> [DIRECTION]: Write out again, word for word, the lines below from the line that holds "Rebuild this chart" through the line that holds "plt.rcParams['font.family'] = ['Lato', 'DejaVu", omitting pictures.

===== EXTRACTED DATA =====

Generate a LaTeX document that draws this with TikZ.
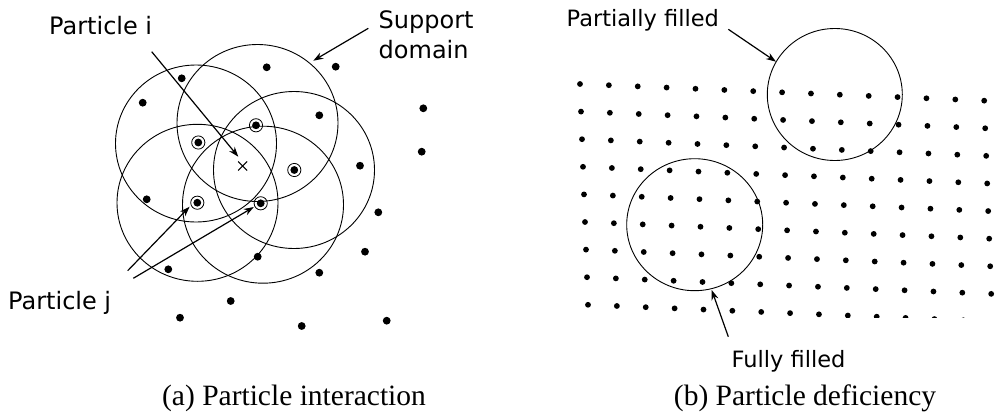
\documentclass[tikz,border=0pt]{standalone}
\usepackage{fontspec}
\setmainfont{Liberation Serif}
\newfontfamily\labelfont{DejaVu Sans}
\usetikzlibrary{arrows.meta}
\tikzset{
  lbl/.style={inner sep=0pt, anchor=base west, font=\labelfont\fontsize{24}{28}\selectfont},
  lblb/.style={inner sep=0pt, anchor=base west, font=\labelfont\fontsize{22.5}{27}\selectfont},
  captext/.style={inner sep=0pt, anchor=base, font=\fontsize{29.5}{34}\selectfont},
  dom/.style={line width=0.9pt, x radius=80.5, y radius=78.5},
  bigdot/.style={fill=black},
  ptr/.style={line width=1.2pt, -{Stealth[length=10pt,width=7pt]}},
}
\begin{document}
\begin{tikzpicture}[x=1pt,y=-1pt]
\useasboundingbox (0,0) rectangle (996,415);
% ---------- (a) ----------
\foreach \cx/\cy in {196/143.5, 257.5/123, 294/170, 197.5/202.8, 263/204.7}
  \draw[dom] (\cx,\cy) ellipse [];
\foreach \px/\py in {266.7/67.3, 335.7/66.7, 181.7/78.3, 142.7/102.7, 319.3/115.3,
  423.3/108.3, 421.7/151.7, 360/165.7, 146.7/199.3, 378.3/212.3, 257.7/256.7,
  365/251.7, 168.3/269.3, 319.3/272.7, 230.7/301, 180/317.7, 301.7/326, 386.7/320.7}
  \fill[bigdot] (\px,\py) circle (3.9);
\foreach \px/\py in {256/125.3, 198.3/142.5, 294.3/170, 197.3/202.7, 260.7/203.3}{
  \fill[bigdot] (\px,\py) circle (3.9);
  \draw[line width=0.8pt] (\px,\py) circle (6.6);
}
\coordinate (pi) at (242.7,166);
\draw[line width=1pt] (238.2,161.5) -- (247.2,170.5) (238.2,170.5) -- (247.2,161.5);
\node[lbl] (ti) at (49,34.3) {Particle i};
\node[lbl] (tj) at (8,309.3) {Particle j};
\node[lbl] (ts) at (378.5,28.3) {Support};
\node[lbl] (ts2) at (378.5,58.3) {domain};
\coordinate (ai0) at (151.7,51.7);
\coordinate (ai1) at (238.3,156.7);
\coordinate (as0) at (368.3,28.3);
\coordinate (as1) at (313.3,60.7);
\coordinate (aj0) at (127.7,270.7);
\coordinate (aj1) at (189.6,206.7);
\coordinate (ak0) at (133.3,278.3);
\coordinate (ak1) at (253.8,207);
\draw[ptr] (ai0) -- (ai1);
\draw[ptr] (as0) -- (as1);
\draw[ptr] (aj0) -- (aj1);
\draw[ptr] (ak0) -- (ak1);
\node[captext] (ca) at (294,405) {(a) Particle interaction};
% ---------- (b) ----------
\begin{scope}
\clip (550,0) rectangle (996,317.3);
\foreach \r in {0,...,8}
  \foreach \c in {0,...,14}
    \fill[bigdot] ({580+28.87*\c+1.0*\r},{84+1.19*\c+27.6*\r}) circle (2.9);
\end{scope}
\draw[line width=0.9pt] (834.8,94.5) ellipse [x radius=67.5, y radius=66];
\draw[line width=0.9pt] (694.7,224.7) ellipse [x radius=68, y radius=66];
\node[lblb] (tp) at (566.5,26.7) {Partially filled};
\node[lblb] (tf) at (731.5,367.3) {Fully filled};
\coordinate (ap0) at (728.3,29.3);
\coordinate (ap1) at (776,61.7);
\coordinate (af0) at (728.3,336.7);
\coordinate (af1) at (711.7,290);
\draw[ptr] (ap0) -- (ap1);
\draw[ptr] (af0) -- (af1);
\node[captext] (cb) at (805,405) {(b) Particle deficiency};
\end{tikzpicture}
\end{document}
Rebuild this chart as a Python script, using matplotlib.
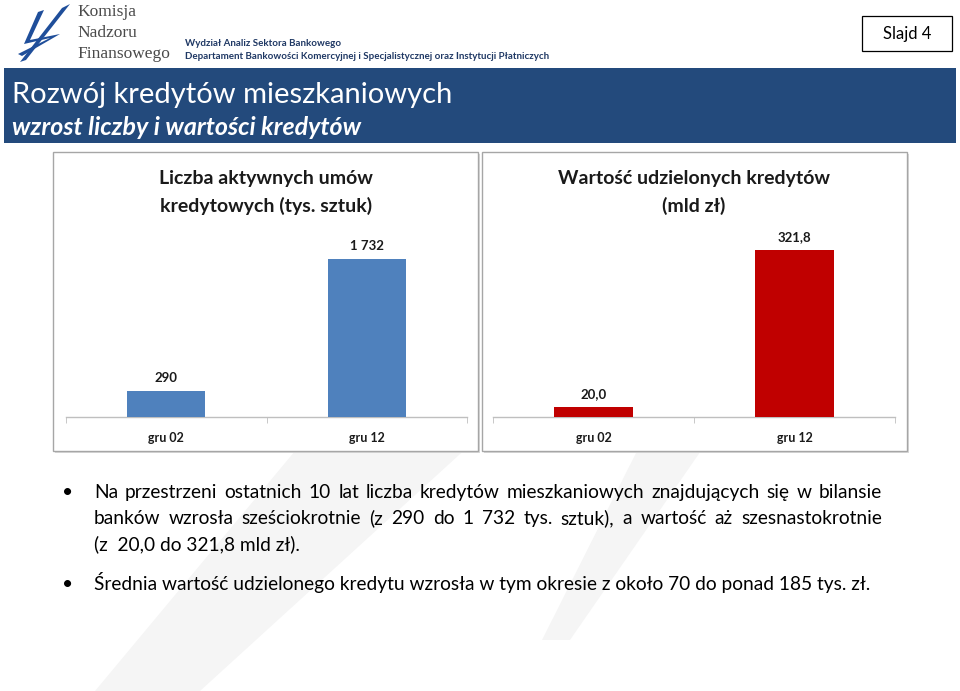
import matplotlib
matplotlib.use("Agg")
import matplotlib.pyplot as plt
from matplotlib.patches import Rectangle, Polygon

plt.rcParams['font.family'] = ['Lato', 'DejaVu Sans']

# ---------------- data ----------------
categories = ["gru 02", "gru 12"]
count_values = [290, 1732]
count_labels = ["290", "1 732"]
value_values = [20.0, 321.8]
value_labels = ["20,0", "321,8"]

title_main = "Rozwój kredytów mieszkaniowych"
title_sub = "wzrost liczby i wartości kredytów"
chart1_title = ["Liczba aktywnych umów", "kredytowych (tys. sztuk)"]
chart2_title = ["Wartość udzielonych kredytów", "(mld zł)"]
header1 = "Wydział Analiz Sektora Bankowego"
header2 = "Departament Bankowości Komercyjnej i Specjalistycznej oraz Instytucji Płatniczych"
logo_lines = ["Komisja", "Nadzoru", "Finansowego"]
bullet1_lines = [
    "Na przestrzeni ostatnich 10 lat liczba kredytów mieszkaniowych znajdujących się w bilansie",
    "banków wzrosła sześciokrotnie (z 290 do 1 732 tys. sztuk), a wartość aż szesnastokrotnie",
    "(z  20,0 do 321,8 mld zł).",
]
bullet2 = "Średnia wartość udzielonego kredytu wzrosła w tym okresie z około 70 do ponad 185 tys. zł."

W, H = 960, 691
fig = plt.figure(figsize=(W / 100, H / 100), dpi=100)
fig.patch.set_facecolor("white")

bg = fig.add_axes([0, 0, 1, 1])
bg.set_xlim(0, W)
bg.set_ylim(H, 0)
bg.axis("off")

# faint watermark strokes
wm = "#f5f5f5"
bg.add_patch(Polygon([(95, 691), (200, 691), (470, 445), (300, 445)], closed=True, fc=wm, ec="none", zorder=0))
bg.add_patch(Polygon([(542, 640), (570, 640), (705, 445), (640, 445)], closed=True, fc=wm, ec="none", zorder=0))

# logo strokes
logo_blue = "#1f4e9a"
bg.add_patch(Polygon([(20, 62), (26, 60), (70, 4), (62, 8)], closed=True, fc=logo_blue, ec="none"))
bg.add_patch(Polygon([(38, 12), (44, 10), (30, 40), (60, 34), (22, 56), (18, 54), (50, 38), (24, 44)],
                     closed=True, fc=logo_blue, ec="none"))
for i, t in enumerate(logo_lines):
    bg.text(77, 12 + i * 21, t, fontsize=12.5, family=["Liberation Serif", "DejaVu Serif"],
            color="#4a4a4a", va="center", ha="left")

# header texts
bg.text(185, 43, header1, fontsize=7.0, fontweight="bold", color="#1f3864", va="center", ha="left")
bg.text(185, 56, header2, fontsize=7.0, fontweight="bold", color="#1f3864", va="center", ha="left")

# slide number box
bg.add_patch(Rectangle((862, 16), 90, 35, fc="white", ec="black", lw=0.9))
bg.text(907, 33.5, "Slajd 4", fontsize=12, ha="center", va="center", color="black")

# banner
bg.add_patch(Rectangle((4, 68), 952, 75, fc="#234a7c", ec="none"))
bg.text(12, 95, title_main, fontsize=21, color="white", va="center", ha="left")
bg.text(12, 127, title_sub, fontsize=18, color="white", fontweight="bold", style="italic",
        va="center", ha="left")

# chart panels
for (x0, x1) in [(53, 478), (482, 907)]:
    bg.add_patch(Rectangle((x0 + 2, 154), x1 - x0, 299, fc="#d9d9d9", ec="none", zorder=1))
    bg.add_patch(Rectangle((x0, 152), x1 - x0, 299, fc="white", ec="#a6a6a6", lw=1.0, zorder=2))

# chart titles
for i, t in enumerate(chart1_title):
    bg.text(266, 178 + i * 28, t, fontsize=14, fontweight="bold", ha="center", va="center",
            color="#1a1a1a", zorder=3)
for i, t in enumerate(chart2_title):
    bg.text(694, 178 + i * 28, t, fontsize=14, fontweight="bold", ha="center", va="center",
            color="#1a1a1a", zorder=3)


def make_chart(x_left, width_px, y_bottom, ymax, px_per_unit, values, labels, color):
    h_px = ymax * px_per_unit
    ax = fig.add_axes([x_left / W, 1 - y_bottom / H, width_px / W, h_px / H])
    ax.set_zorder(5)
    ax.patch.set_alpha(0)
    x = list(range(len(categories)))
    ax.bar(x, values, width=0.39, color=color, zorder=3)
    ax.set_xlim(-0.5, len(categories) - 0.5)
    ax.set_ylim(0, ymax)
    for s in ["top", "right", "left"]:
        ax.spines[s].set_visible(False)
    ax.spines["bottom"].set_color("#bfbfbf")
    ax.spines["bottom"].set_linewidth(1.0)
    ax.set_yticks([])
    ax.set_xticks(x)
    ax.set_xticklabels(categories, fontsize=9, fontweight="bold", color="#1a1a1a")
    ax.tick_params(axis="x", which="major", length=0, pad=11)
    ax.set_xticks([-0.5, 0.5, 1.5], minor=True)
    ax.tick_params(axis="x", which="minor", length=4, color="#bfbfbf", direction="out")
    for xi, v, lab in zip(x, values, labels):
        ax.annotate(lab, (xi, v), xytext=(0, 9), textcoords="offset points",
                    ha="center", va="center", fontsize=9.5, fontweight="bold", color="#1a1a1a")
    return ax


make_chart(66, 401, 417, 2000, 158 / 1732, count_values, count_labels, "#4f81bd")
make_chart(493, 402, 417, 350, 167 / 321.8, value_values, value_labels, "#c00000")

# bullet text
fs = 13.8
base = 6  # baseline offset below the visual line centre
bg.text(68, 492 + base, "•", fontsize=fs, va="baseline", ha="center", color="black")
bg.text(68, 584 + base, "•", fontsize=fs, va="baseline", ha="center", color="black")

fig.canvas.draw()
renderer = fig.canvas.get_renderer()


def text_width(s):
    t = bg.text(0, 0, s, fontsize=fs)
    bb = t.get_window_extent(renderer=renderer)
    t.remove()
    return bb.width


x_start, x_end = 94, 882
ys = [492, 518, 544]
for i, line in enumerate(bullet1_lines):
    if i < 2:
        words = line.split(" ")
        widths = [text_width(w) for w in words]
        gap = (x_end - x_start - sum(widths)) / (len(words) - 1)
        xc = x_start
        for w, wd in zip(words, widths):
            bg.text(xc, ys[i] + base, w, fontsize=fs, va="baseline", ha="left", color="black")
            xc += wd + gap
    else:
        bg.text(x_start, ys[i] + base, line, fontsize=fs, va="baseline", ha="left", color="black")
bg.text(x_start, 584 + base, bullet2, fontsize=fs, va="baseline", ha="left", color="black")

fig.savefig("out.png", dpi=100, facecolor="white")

=====

> [ANSWER TO THIS TASK]:
Rebuild this chart as a Python script, using matplotlib.
import matplotlib
matplotlib.use("Agg")
import matplotlib.pyplot as plt
from matplotlib.patches import Rectangle, Polygon

plt.rcParams['font.family'] = ['Lato', 'DejaVu Sans']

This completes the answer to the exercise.